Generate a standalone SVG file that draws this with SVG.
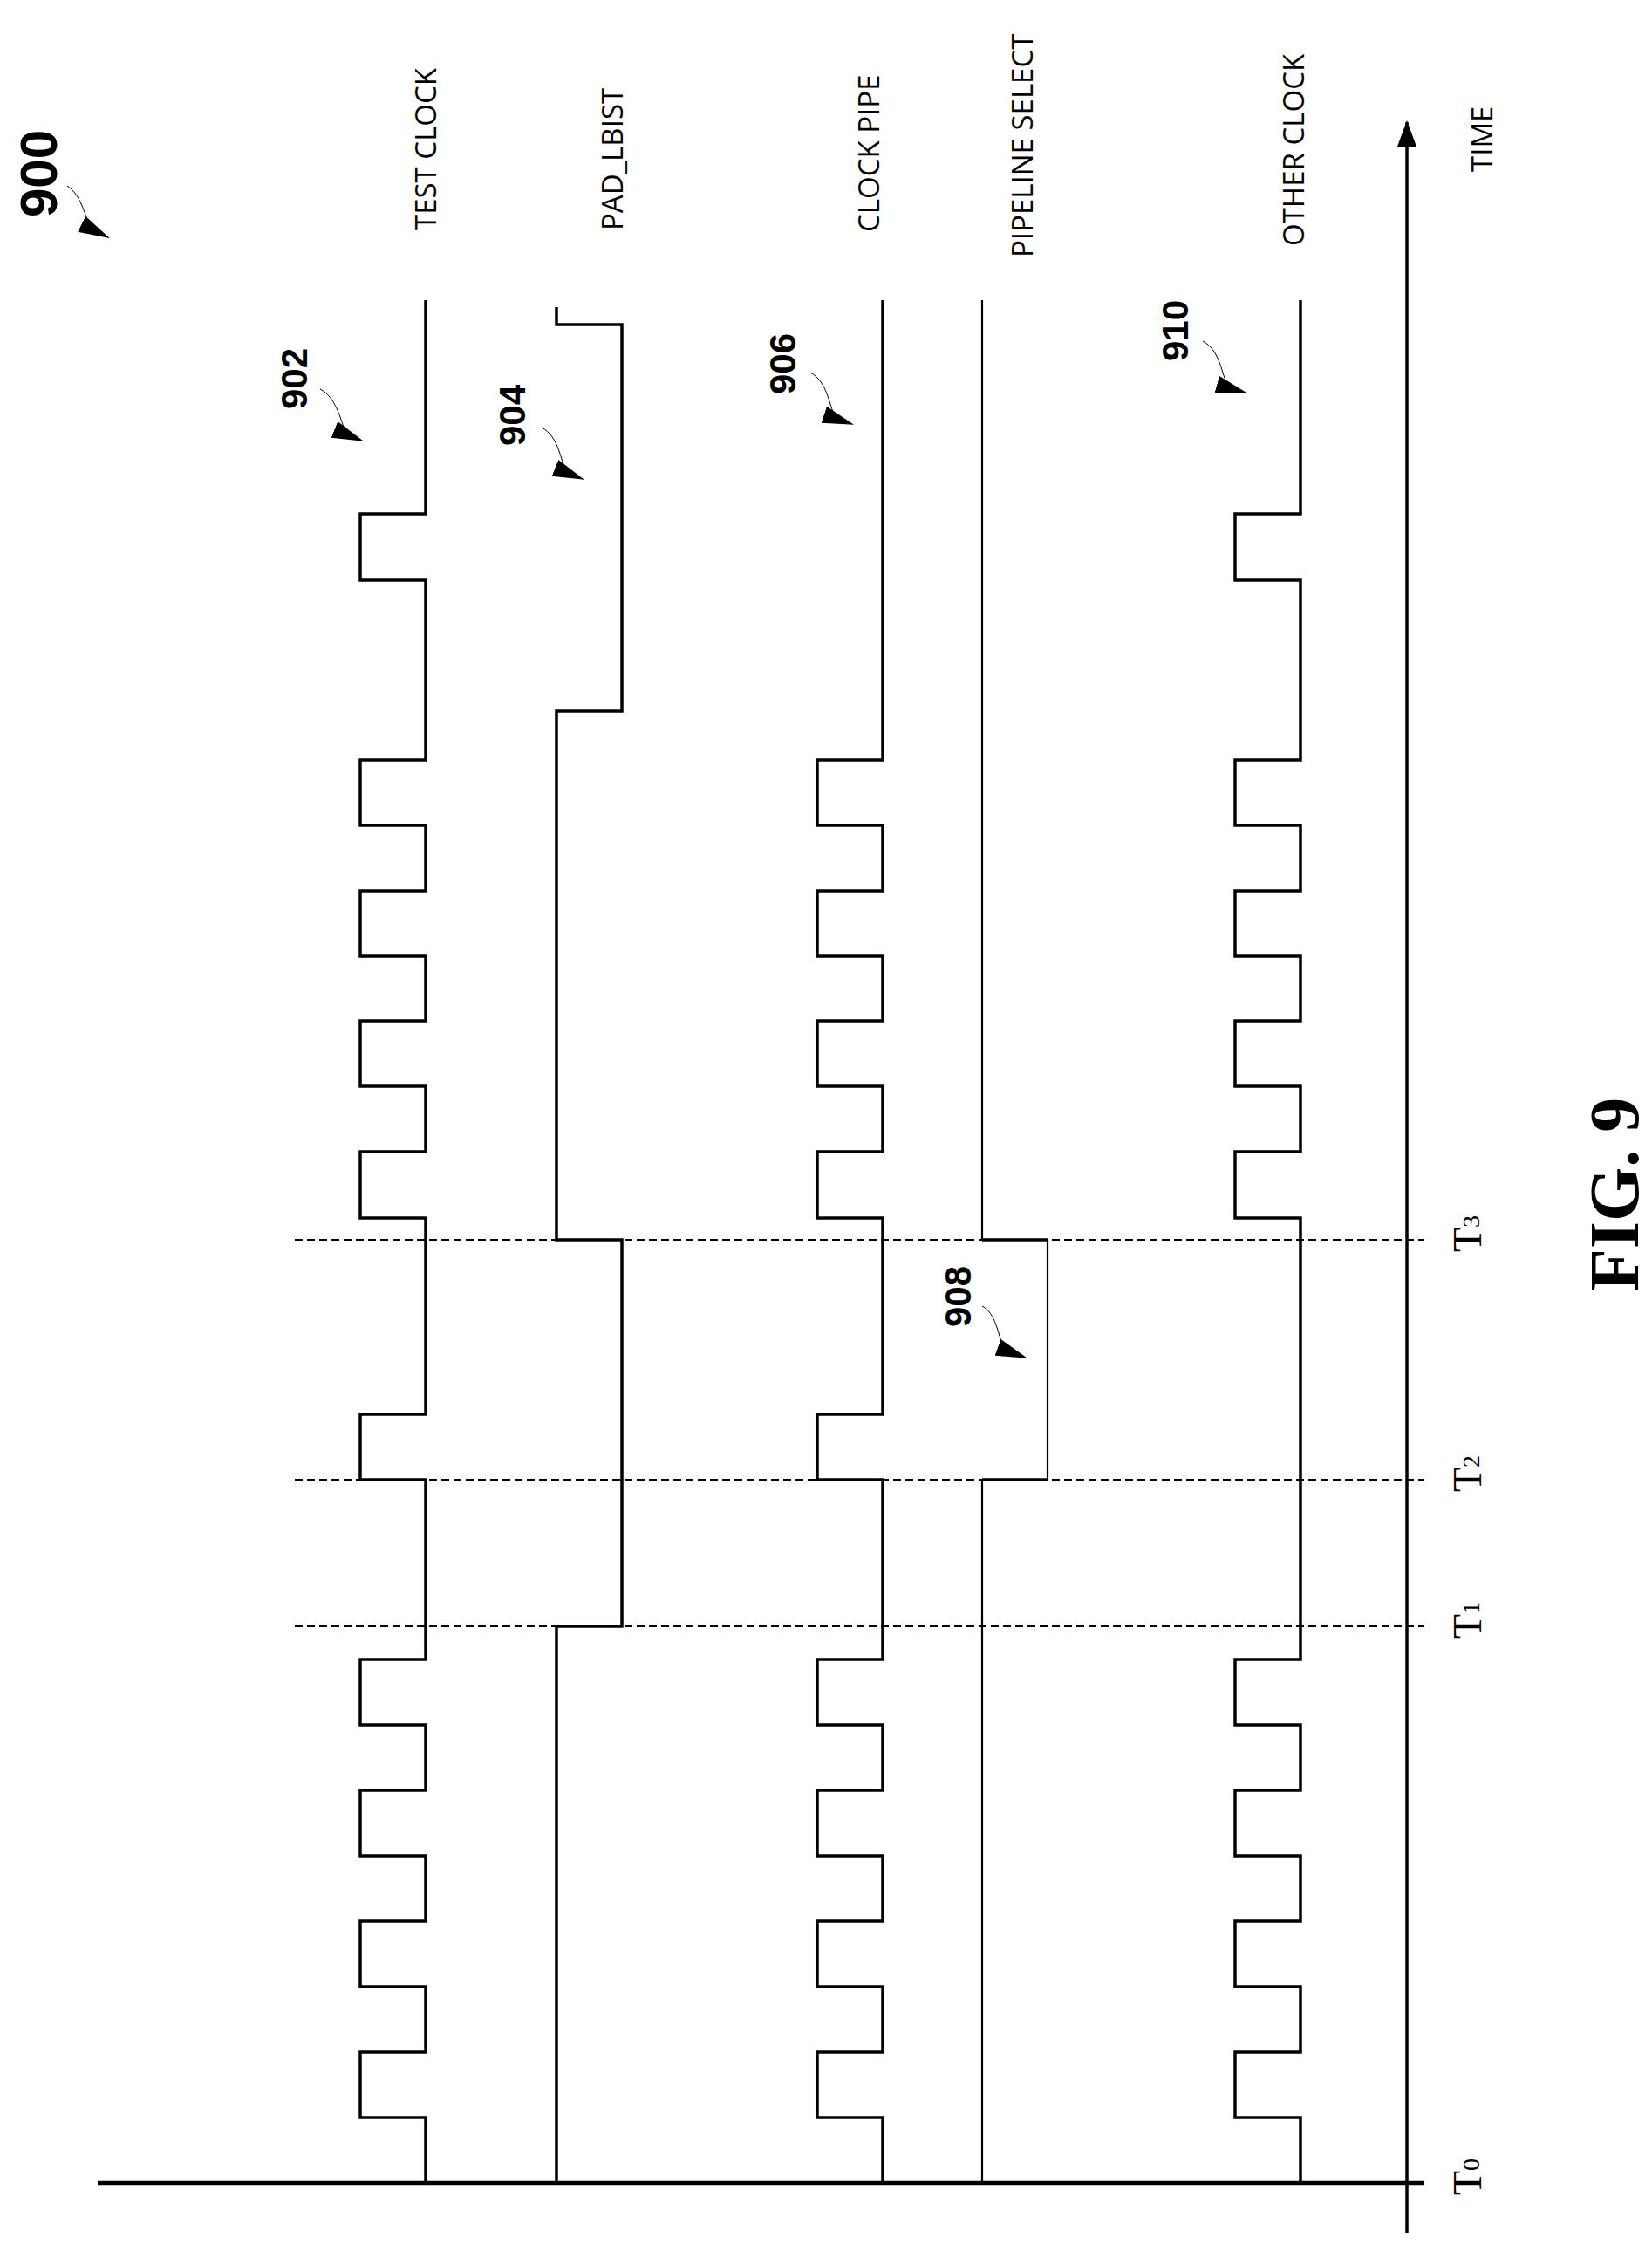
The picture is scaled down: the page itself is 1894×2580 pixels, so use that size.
<svg xmlns="http://www.w3.org/2000/svg" width="1894" height="2580" viewBox="0 0 1894 2580">
<style>
.sig{fill:none;stroke:#000;stroke-width:3.5}
.thin{fill:none;stroke:#000;stroke-width:2.2}
.dash{fill:none;stroke:#000;stroke-width:2;stroke-dasharray:9 5}
.lbl{font-family:"Open Sans","Liberation Sans",sans-serif;font-size:33px;fill:#000}
.ref{font-family:"Liberation Sans",Arial,sans-serif;font-size:42px;font-weight:bold;fill:#000}
.tl{font-family:"Liberation Serif","Times New Roman",serif;font-size:46px;fill:#000}
.lead{fill:none;stroke:#000;stroke-width:1}
</style>
<defs>
<marker id="ah" markerWidth="12" markerHeight="12" refX="10" refY="5" orient="auto" markerUnits="userSpaceOnUse" viewBox="0 0 12 10">
<path d="M0,0 L12,5 L0,10 z" fill="#000"/>
</marker>
<marker id="big" markerWidth="30" markerHeight="30" refX="28" refY="11" orient="auto" markerUnits="userSpaceOnUse" viewBox="0 0 30 22">
<path d="M0,0 L30,11 L0,22 z" fill="#000"/>
</marker>
<marker id="lah" markerWidth="36" markerHeight="24" refX="34" refY="10" orient="auto" markerUnits="userSpaceOnUse" viewBox="0 0 36 20">
<path d="M0,0 L36,10 L0,20 z" fill="#000"/>
</marker>
</defs>
<g id="connectors">
<line x1="112" y1="2502" x2="1633" y2="2502" stroke="#000" stroke-width="4.5"/>
<line x1="1613" y1="2559" x2="1613" y2="140" stroke="#000" stroke-width="3.5" marker-end="url(#big)"/>
<line class="dash" x1="338" y1="1864" x2="1633" y2="1864"/>
<line class="dash" x1="338" y1="1696" x2="1633" y2="1696"/>
<line class="dash" x1="338" y1="1421" x2="1633" y2="1421"/>
<path class="lead" d="M77,213 C95,225 97,250 105,262 C112,270 120,270 124,272" marker-end="url(#lah)"/>
<path class="lead" d="M367,446 C385,455 390,480 395,492 C402,502 410,503 415,505" marker-end="url(#lah)"/>
<path class="lead" d="M621,490 C640,500 642,525 648,537 C655,546 663,547 668,549" marker-end="url(#lah)"/>
<path class="lead" d="M929,427 C948,437 950,462 956,474 C963,483 971,484 977,486" marker-end="url(#lah)"/>
<path class="lead" d="M1379,391 C1398,401 1400,426 1406,438 C1413,447 1421,448 1428,450" marker-end="url(#lah)"/>
<path class="lead" d="M1126,1497 C1142,1505 1144,1530 1150,1542 C1157,1551 1165,1552 1176,1556" marker-end="url(#lah)"/>
</g>
<g id="test-clock">
<path class="sig" d="M488,344 V589 H413 V665 H488 V871 H413 V946 H488 V1021 H413 V1096 H488 V1170 H413 V1245 H488 V1320 H413 V1396 H488 V1621 H413 V1696 H488 V1902 H413 V1977 H488 V2052 H413 V2127 H488 V2202 H413 V2277 H488 V2352 H413 V2427 H488 V2502"/>
<text class="lbl" transform="translate(500,264) rotate(-90)">TEST CLOCK</text>
<text class="ref" transform="translate(352,469) rotate(-90)">902</text>
</g>
<g id="pad-lbist">
<path class="sig" d="M638,352 V372 H713 V815 H638 V1421 H713 V1864 H638 V2502"/>
<text class="lbl" transform="translate(714,264) rotate(-90)">PAD_LBIST</text>
<text class="ref" transform="translate(602,511) rotate(-90)">904</text>
</g>
<g id="clock-pipe">
<path class="sig" d="M1012,344 V871 H937 V946 H1012 V1021 H937 V1096 H1012 V1170 H937 V1245 H1012 V1320 H937 V1396 H1012 V1621 H937 V1696 H1012 V1902 H937 V1977 H1012 V2052 H937 V2127 H1012 V2202 H937 V2277 H1012 V2352 H937 V2427 H1012 V2502"/>
<text class="lbl" transform="translate(1008,266) rotate(-90)">CLOCK PIPE</text>
<text class="ref" transform="translate(912,452) rotate(-90)">906</text>
</g>
<g id="pipeline-select">
<path class="thin" d="M1126,344 V1421 H1201 V1696 H1126 V2502"/>
<path d="M1126,1421 H1201 M1126,1696 H1201" stroke="#000" stroke-width="3.5"/>
<text class="lbl" transform="translate(1184,295) rotate(-90)">PIPELINE SELECT</text>
<text class="ref" transform="translate(1113,1521) rotate(-90)">908</text>
</g>
<g id="other-clock">
<path class="sig" d="M1491,344 V589 H1416 V665 H1491 V871 H1416 V946 H1491 V1021 H1416 V1096 H1491 V1170 H1416 V1245 H1491 V1320 H1416 V1396 H1491 V1902 H1416 V1977 H1491 V2052 H1416 V2127 H1491 V2202 H1416 V2277 H1491 V2352 H1416 V2427 H1491 V2502"/>
<text class="lbl" transform="translate(1495,282) rotate(-90)">OTHER CLOCK</text>
<text class="ref" transform="translate(1362,414) rotate(-90)">910</text>
</g>
<g id="labels">
<text class="ref" style="font-size:60px" transform="translate(65,249) rotate(-90)">900</text>
<text class="lbl" transform="translate(1711,197) rotate(-90)">TIME</text>
<text class="tl" transform="translate(1698,2516) rotate(-90)">T<tspan font-size="28" dy="-2">0</tspan></text>
<text class="tl" transform="translate(1698,1878) rotate(-90)">T<tspan font-size="28" dy="-2">1</tspan></text>
<text class="tl" transform="translate(1698,1710) rotate(-90)">T<tspan font-size="28" dy="-2">2</tspan></text>
<text class="tl" transform="translate(1698,1435) rotate(-90)">T<tspan font-size="28" dy="-2">3</tspan></text>
<text class="tl" style="font-size:80px;font-weight:bold" transform="translate(1878,1480) rotate(-90)">FIG. 9</text>
</g>
</svg>
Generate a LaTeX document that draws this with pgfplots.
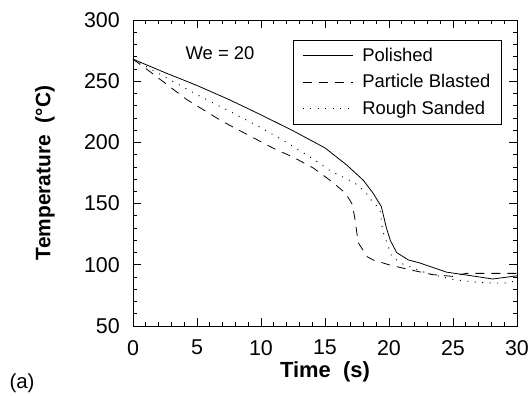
\documentclass[border=0pt]{standalone}
\usepackage{pgfplots}
\pgfplotsset{compat=1.18}
\usepackage{fontspec}
\setmainfont{Liberation Sans}
\begin{document}
\begin{tikzpicture}
\begin{axis}[
  scale only axis,
  width=384bp, height=306bp,
  xmin=0, xmax=30, ymin=50, ymax=300,
  xtick={0,5,...,30}, ytick={50,100,...,300},
  minor x tick num=4, minor y tick num=4,
  tick align=inside,
  major tick length=8bp, minor tick length=4bp,
  axis line style={line width=0.9bp},
  every tick/.style={black, line width=0.7bp},
  /pgf/number format/assume math mode=true,
  tick label style={font=\fontsize{21.5}{23}\selectfont},
  xticklabel style={anchor=north, inner sep=0pt, yshift=-14bp},
  yticklabel style={anchor=east, inner sep=0pt, xshift=-13bp},
  xlabel={\textbf{Time\ \ (s)}},
  ylabel={\textbf{Temperature\ \ (°C)}},
  xlabel style={font=\fontsize{22}{24}\selectfont, at={(axis description cs:0.5,-0.15)}, anchor=center},
  ylabel style={font=\fontsize{21}{23}\selectfont, at={(axis description cs:-0.229,0.5)}, anchor=center},
  legend style={at={(rel axis cs:0.96,0.9346)}, anchor=north east, draw=black, line width=0.6bp,
    font=\fontsize{18.5}{20}\selectfont, row sep=7.5bp, inner xsep=9bp, inner ysep=6bp,
    /tikz/every odd column/.append style={column sep=7bp}},
  legend cell align=left,
  legend image code/.code={\draw[#1] (0bp,0bp) -- (50bp,0bp);},
  clip=false,
]
\addplot[black, line width=0.8bp] coordinates {
(0,268) (2.5,257) (5,246.5) (7.5,235) (10,222.5) (12.5,209.5) (15,195.5) (16.7,181.5) (18,169) (18.75,158.6) (19.4,147.6) (19.8,130) (20.1,120) (20.6,110) (21.5,104) (22.4,101.5) (24.5,94) (27.1,90) (28.1,88.4) (30,91)};
\addlegendentry{Polished}
\addplot[black, line width=0.8bp, dash pattern=on 9bp off 7bp] coordinates {
(0,268) (1.3,258) (4.2,235) (7,217) (11,195) (12.5,188) (14.1,179) (15.4,169) (16.6,158.6) (17.1,150) (17.3,140) (17.6,118) (18.3,106.6) (18.75,104) (20,100) (21.6,96) (23.4,92) (25,90.5) (26,93) (28.6,93) (30,93)};
\addlegendentry{Particle Blasted}
\addplot[black, line width=0.9bp, dash pattern=on 1bp off 6.5bp] coordinates {
(0,268) (2.4,254) (5,239) (8,223) (10,212) (12,200) (14,187) (15.4,177) (17.3,167) (18.1,160) (18.6,153) (19.3,145) (19.5,128) (20.2,107) (21,101) (22,97) (23,93) (25,88) (27,85.5) (29,85) (30,87)};
\addlegendentry{Rough Sanded}
\node[font=\fontsize{18.5}{20}\selectfont] at (axis cs:6.8,272.8) {We = 20};
\node[font=\fontsize{20.5}{22}\selectfont, anchor=center] at ([xshift=-111bp,yshift=-57bp]rel axis cs:0,0) {(a)};
\path ([xshift=-133bp,yshift=20bp]rel axis cs:0,1) -- ([xshift=15bp,yshift=-65bp]rel axis cs:1,0);
\end{axis}
\end{tikzpicture}
\end{document}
* * *
• Goal
Where a line holds the string "Generate", copy that line.

• Written response
Generate a standalone SVG file that draws this with SVG.
Generate a LaTeX document that draws this with pgfplots.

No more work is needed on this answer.